Guyana, a rainforest republic of fewer than 800,000 people, is poised to become the Western Hemisphere’s newest petro-power. The small Caribbean nation is sitting on an estimated 11.6 billion barrels of recoverable oil-equivalent—a volume greater than Mexico’s six billion. As foreign investors rush to stake claims in Guyana’s petroleum sector, the United States should act now to position itself as Georgetown’s partner of choice. Guyana’s oil windfall will unlock decades of investment in energy, infrastructure, and broader economic diversification, creating opportunities for American firms and workers well into the 2050s. For Washington, the strategic upside is clear: helping Guyana responsibly manage its oil boom would bolster regional energy security, open new channels for American exports, and counter the advance of rival powers in the southern Caribbean.

Guyana’s oil industry has expanded with astonishing speed. Since ExxonMobil’s first offshore discovery in 2015, output has surged from zero in 2019 to roughly 650,000 barrels per day, with six sanctioned projects expected to lift capacity beyond 1.3 million barrels per day by 2027. At that level, Guyana would out-produce Angola and reach roughly half the output of Kuwait—all within little more than a decade.

Oil receipts have already catapulted Guyana to the highest per-capita income in South America, driving real-GDP growth of 34 percent in 2023 and 43 percent in 2024. But converting a prospective trillion-dollar asset into durable prosperity will demand more than headline growth. Guyanese households and businesses still face frequent blackouts, soaring food prices, and crippling infrastructure shortfalls. The coastline lacks a modern deep-water harbor; rivers depend on aging pontoon bridges; hinterland roads are frequently impassable; and Guyanese electricity is among the most expensive in the region. Unless this windfall is channeled into broad-based economic development, Guyana risks the same “resource-curse” trap that has humbled so many commodity exporters before it. The country will need trusted partners and substantial capital to diversify its economy, overhaul its infrastructure, invest in its people’s education, health, and skills, and build institutions capable of managing a sovereign-wealth fund.

These frustrations were at the center of the bitterly contested 2020 election, which spiraled into a months-long political crisis. It took a national recount, international pressure, and American visa sanctions before the People’s Progressive Party took office. President Irfaan Ali is now seeking a second term on September 1, 2025, and is offering voters the promise of cheaper electricity, new highways, and thousands of jobs. His main rival, Aubrey Norton of the opposition coalition A Partnership for National Unity, is campaigning on a similar platform of infrastructure and inclusive growth.

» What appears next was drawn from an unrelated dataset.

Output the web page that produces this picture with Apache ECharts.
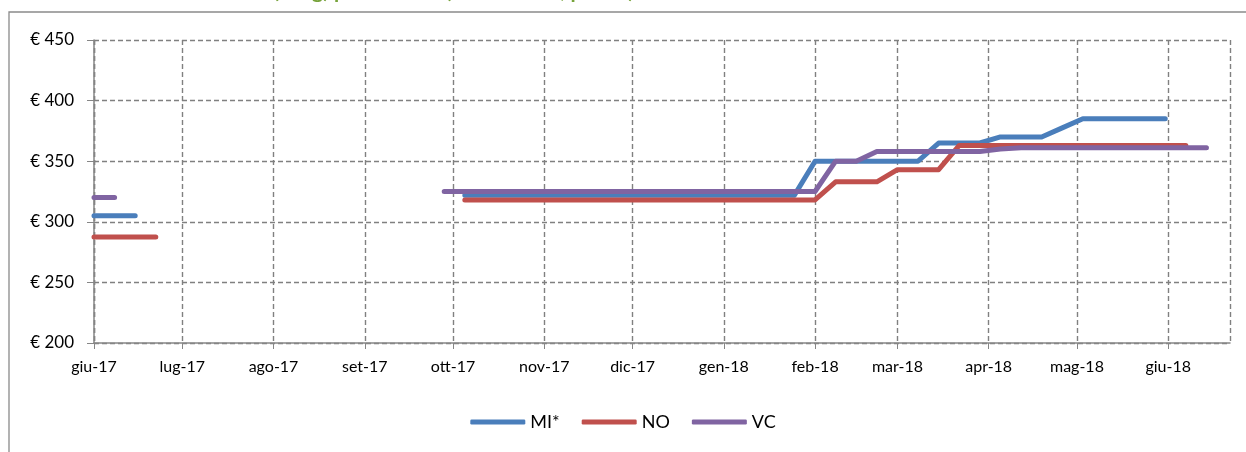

Here, the United States should be leading—but China and India have moved first. A Chinese consortium is erecting the $260 million Demerara Harbor Bridge, Guyana’s “largest public works project to date,” while India is financing and building the $106 million East Coast-East Bank highway. Washington’s profile is more muted. Its principal initiative—a $526 million Export-Import (EXIM) Bank loan for a 300-megawatt gas-to-energy plant near Wales—remains bogged down by procurement and capacity challenges. Meanwhile, U.S. engineering firm Bechtel has proposed a deep-water port at the mouth of the Berbice River and a rail-and-road corridor linking Brazil’s Amazon interior to the Atlantic—projects of enormous strategic value not only to Guyana but to South America.

External security pressures add urgency. Venezuela claims two-thirds of Guyana’s territory, including the waters that hold the oil, and has already detained Guyanese fishing crews and harassed survey vessels. Guyana’s Defense Force numbers fewer than 5,000, while Caracas reportedly fields more than 100,000 personnel equipped with Russian fighter jets, tanks, and air-defense systems. During a March 2025 visit to Georgetown, U.S. secretary of state Marco Rubio cautioned that any aggression would trigger “a very bad day” for Caracas and signed a bilateral defense memorandum—a framework that could mature into the kind of security partnership that the United States has extended to countries such as Qatar and UAE.

Encouragingly, the kind of partnership Guyana needs meshes exactly with President Donald Trump’s second-term doctrine and his administration’s broader realignment of American foreign assistance policy, which has shifted away from traditional grants in favor of strategic investment. The U.S. International Development Finance Corporation (DFC) and EXIM Bank are now mandated to deploy American capital where it advances national interests and yields a return for U.S. taxpayers; few opportunities fit that mandate better than Guyana.

In the coming months, the administration should release the EXIM funds for the Wales plant; extend EXIM and DFC support for the development of other logistics corridors; issue a cabinet-level declaration committing the United States to Guyana’s long-term development; and translate the defense memorandum into joint coastal radar, regular naval patrols, and capacity-building for Guyana’s forces—delivering the sort of deterrence that protects partners in the Gulf.

Executing these steps before September would secure a new Atlantic source of energy under Western standards, establish a Brazil-to-Caribbean trade artery, and prove that “America First” can also mean “allies prosper.” No lower-cost, higher-leverage opportunity exists in the hemisphere. If the United States intends to lead, the moment to act is now.